Task
Return every line below as is, leaving out the pictures.

Information provided

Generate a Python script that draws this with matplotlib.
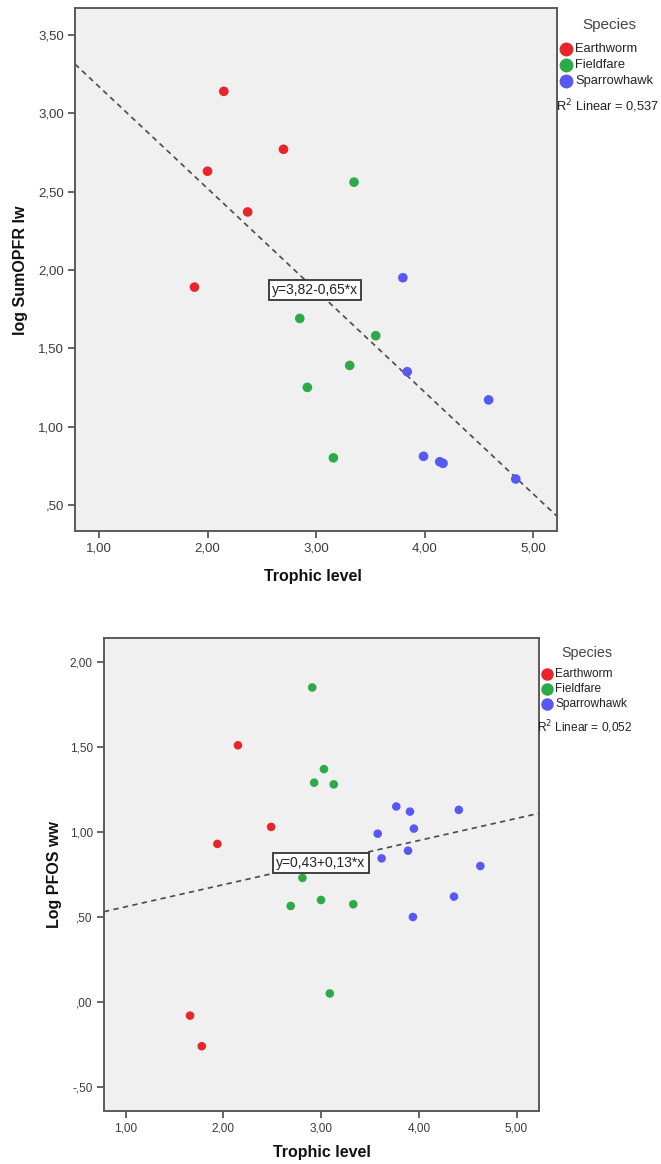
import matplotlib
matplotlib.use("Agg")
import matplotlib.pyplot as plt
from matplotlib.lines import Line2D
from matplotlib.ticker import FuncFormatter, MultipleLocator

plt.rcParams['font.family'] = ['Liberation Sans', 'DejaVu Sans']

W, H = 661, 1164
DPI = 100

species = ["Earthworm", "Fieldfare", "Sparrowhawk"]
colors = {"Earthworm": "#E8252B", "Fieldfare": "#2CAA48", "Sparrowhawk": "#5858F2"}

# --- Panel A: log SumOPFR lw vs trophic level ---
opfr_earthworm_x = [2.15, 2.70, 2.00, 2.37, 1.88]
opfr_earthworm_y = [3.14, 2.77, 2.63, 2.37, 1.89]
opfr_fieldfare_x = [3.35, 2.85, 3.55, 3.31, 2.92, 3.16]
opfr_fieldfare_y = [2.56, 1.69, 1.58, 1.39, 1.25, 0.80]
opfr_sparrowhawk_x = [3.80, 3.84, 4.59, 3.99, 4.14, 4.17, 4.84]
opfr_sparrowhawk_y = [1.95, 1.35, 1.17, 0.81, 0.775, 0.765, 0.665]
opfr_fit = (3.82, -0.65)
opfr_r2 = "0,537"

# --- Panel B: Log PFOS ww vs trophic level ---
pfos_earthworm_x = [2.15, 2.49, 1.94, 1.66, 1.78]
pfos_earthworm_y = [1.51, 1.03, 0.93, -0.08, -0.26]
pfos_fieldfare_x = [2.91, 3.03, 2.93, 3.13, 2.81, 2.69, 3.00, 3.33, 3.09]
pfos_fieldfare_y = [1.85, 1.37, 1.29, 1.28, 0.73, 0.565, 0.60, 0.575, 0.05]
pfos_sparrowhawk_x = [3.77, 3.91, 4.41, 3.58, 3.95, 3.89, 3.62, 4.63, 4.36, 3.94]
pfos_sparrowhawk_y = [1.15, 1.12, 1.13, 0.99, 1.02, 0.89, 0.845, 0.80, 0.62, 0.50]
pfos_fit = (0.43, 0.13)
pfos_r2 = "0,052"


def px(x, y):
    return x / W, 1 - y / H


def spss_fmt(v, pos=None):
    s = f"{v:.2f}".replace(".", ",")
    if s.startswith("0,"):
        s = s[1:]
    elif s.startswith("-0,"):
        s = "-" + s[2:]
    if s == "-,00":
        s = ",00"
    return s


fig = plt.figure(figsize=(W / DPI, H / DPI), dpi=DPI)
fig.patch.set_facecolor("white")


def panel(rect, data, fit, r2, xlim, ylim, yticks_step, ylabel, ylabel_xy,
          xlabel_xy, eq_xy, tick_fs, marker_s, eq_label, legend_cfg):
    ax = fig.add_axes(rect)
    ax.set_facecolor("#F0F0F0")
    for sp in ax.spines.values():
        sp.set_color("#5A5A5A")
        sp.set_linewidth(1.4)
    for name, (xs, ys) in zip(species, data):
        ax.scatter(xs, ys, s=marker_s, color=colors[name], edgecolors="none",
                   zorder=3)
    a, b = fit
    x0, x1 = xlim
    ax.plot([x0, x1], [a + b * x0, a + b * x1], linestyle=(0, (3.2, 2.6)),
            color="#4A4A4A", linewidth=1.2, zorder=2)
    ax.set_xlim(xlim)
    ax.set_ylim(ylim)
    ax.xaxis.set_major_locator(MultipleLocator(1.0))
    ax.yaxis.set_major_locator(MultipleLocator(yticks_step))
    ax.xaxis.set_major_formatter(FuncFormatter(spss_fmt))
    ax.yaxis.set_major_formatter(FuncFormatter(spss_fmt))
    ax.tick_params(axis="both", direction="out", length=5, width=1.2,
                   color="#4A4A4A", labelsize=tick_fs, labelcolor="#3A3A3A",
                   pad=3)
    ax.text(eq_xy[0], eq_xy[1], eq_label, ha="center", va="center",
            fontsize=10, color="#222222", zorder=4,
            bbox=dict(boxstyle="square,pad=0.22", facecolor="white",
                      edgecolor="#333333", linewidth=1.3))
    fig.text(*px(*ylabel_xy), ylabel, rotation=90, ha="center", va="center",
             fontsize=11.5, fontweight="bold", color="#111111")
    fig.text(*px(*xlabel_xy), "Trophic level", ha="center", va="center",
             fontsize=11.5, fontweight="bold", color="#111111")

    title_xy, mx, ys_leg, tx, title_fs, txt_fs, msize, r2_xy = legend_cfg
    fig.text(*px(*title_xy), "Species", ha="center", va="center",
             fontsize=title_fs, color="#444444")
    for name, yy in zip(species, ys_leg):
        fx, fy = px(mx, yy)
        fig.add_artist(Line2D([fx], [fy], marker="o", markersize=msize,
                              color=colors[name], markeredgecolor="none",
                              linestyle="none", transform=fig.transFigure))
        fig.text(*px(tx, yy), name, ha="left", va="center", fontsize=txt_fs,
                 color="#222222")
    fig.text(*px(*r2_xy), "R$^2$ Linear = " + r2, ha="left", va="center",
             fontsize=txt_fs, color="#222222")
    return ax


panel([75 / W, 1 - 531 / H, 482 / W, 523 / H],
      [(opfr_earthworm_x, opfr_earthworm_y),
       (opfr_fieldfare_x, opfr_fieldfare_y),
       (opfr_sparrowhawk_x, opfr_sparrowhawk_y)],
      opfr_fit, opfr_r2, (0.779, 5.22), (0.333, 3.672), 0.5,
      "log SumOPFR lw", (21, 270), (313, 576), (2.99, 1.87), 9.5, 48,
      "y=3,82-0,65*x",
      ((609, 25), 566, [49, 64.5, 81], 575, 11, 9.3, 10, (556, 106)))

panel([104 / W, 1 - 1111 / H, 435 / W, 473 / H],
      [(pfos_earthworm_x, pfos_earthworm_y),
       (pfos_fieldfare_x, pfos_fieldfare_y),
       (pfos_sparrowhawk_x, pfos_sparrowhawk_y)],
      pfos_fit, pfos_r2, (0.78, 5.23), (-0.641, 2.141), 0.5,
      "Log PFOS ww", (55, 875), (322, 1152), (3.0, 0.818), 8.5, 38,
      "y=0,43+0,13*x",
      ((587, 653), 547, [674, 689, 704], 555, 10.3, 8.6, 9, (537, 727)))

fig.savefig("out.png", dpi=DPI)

The answer
Generate a Python script that draws this with matplotlib.
import matplotlib
matplotlib.use("Agg")
import matplotlib.pyplot as plt
from matplotlib.lines import Line2D
from matplotlib.ticker import FuncFormatter, MultipleLocator

plt.rcParams['font.family'] = ['Liberation Sans', 'DejaVu Sans']

W, H = 661, 1164
DPI = 100

species = ["Earthworm", "Fieldfare", "Sparrowhawk"]
colors = {"Earthworm": "#E8252B", "Fieldfare": "#2CAA48", "Sparrowhawk": "#5858F2"}

# --- Panel A: log SumOPFR lw vs trophic level ---
opfr_earthworm_x = [2.15, 2.70, 2.00, 2.37, 1.88]
opfr_earthworm_y = [3.14, 2.77, 2.63, 2.37, 1.89]
opfr_fieldfare_x = [3.35, 2.85, 3.55, 3.31, 2.92, 3.16]
opfr_fieldfare_y = [2.56, 1.69, 1.58, 1.39, 1.25, 0.80]
opfr_sparrowhawk_x = [3.80, 3.84, 4.59, 3.99, 4.14, 4.17, 4.84]
opfr_sparrowhawk_y = [1.95, 1.35, 1.17, 0.81, 0.775, 0.765, 0.665]
opfr_fit = (3.82, -0.65)
opfr_r2 = "0,537"

# --- Panel B: Log PFOS ww vs trophic level ---
pfos_earthworm_x = [2.15, 2.49, 1.94, 1.66, 1.78]
pfos_earthworm_y = [1.51, 1.03, 0.93, -0.08, -0.26]
pfos_fieldfare_x = [2.91, 3.03, 2.93, 3.13, 2.81, 2.69, 3.00, 3.33, 3.09]
pfos_fieldfare_y = [1.85, 1.37, 1.29, 1.28, 0.73, 0.565, 0.60, 0.575, 0.05]
pfos_sparrowhawk_x = [3.77, 3.91, 4.41, 3.58, 3.95, 3.89, 3.62, 4.63, 4.36, 3.94]
pfos_sparrowhawk_y = [1.15, 1.12, 1.13, 0.99, 1.02, 0.89, 0.845, 0.80, 0.62, 0.50]
pfos_fit = (0.43, 0.13)
pfos_r2 = "0,052"


def px(x, y):
    return x / W, 1 - y / H


def spss_fmt(v, pos=None):
    s = f"{v:.2f}".replace(".", ",")
    if s.startswith("0,"):
        s = s[1:]
    elif s.startswith("-0,"):
        s = "-" + s[2:]
    if s == "-,00":
        s = ",00"
    return s


fig = plt.figure(figsize=(W / DPI, H / DPI), dpi=DPI)
fig.patch.set_facecolor("white")


def panel(rect, data, fit, r2, xlim, ylim, yticks_step, ylabel, ylabel_xy,
          xlabel_xy, eq_xy, tick_fs, marker_s, eq_label, legend_cfg):
    ax = fig.add_axes(rect)
    ax.set_facecolor("#F0F0F0")
    for sp in ax.spines.values():
        sp.set_color("#5A5A5A")
        sp.set_linewidth(1.4)
    for name, (xs, ys) in zip(species, data):
        ax.scatter(xs, ys, s=marker_s, color=colors[name], edgecolors="none",
                   zorder=3)
    a, b = fit
    x0, x1 = xlim
    ax.plot([x0, x1], [a + b * x0, a + b * x1], linestyle=(0, (3.2, 2.6)),
            color="#4A4A4A", linewidth=1.2, zorder=2)
    ax.set_xlim(xlim)
    ax.set_ylim(ylim)
    ax.xaxis.set_major_locator(MultipleLocator(1.0))
    ax.yaxis.set_major_locator(MultipleLocator(yticks_step))
    ax.xaxis.set_major_formatter(FuncFormatter(spss_fmt))
    ax.yaxis.set_major_formatter(FuncFormatter(spss_fmt))
    ax.tick_params(axis="both", direction="out", length=5, width=1.2,
                   color="#4A4A4A", labelsize=tick_fs, labelcolor="#3A3A3A",
                   pad=3)
    ax.text(eq_xy[0], eq_xy[1], eq_label, ha="center", va="center",
            fontsize=10, color="#222222", zorder=4,
            bbox=dict(boxstyle="square,pad=0.22", facecolor="white",
                      edgecolor="#333333", linewidth=1.3))
    fig.text(*px(*ylabel_xy), ylabel, rotation=90, ha="center", va="center",
             fontsize=11.5, fontweight="bold", color="#111111")
    fig.text(*px(*xlabel_xy), "Trophic level", ha="center", va="center",
             fontsize=11.5, fontweight="bold", color="#111111")

    title_xy, mx, ys_leg, tx, title_fs, txt_fs, msize, r2_xy = legend_cfg
    fig.text(*px(*title_xy), "Species", ha="center", va="center",
             fontsize=title_fs, color="#444444")
    for name, yy in zip(species, ys_leg):
        fx, fy = px(mx, yy)
        fig.add_artist(Line2D([fx], [fy], marker="o", markersize=msize,
                              color=colors[name], markeredgecolor="none",
                              linestyle="none", transform=fig.transFigure))
        fig.text(*px(tx, yy), name, ha="left", va="center", fontsize=txt_fs,
                 color="#222222")
    fig.text(*px(*r2_xy), "R$^2$ Linear = " + r2, ha="left", va="center",
             fontsize=txt_fs, color="#222222")
    return ax


panel([75 / W, 1 - 531 / H, 482 / W, 523 / H],
      [(opfr_earthworm_x, opfr_earthworm_y),
       (opfr_fieldfare_x, opfr_fieldfare_y),
       (opfr_sparrowhawk_x, opfr_sparrowhawk_y)],
      opfr_fit, opfr_r2, (0.779, 5.22), (0.333, 3.672), 0.5,
      "log SumOPFR lw", (21, 270), (313, 576), (2.99, 1.87), 9.5, 48,
      "y=3,82-0,65*x",
      ((609, 25), 566, [49, 64.5, 81], 575, 11, 9.3, 10, (556, 106)))

panel([104 / W, 1 - 1111 / H, 435 / W, 473 / H],
      [(pfos_earthworm_x, pfos_earthworm_y),
       (pfos_fieldfare_x, pfos_fieldfare_y),
       (pfos_sparrowhawk_x, pfos_sparrowhawk_y)],
      pfos_fit, pfos_r2, (0.78, 5.23), (-0.641, 2.141), 0.5,
      "Log PFOS ww", (55, 875), (322, 1152), (3.0, 0.818), 8.5, 38,
      "y=0,43+0,13*x",
      ((587, 653), 547, [674, 689, 704], 555, 10.3, 8.6, 9, (537, 727)))

fig.savefig("out.png", dpi=DPI)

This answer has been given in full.